Thursday, November 10, 2011

Presentability and Other Risks in a Resume and Cover Letter

Its is common that many job seekers look forward to prospect employers reading through their CVs to establish what their true potentials are. The risk that many often do is to assume that none of the targeted attributes can be picked from the resume. Some of the very judgments that can come from perusing through ones CV without even reading the content are issues to do with language prowess, personality, sense of style, personal organization and resource management orientation. Below are some of the common aspects of judgment that a prospect employer may have.

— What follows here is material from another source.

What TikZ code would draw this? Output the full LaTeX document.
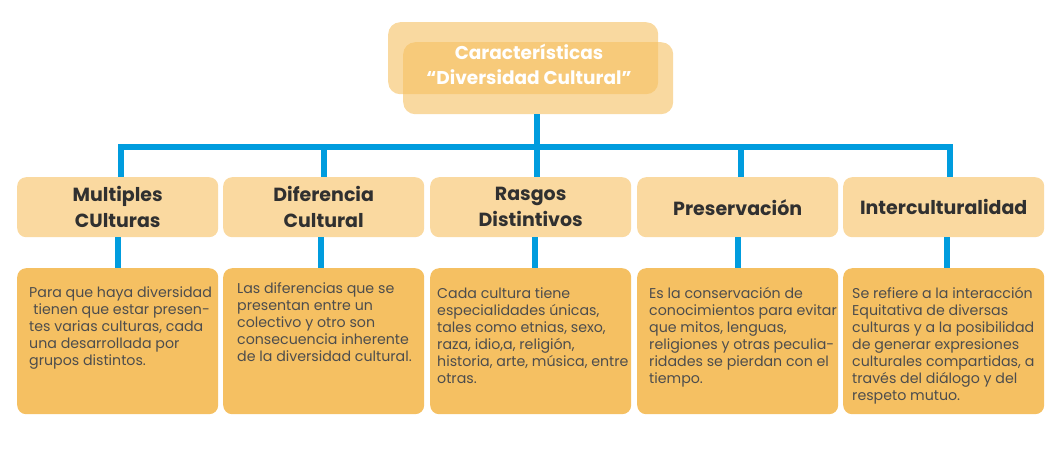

§ The choice of fonts may distinguish between the extent of formality or otherwise. Some fonts are better reserved for entertainment posters. The same would apply to the choice of bullet types
§The setting of your document and particularly the consistency of your spacing denting or even the variation in fonts may betray ones self proclaimed proficiency in computers. Worse than this, it may as well show such aspects like lack of organization and consistency. This may be very risky for such positions like Executive Assistant or Secretary to the Managing Director
§Whereas many employers are keen to limit the number of pages in a CV, some candidates may stay within such limits but the utilization of space is questionable. The most common type of utilization is that in which the main contents are indented towards the extreme right side leaving a half a page for only headers and reference to dates. This may manifest itself as a potential lack of resource optimization skills or attributes
§That recruiters are people with biases is not questionable. Some employers may ask for photos for applicants while other may not. A photo may attract a bias depending on the viewer’s inclinations. Hair styles, facial expressions or even personal grooming may attract the risk of subconscious bias.

With a CV or cover letter, first impressions really matter. Limit your risks and take every opportunity to impress the reader from the outward presentation.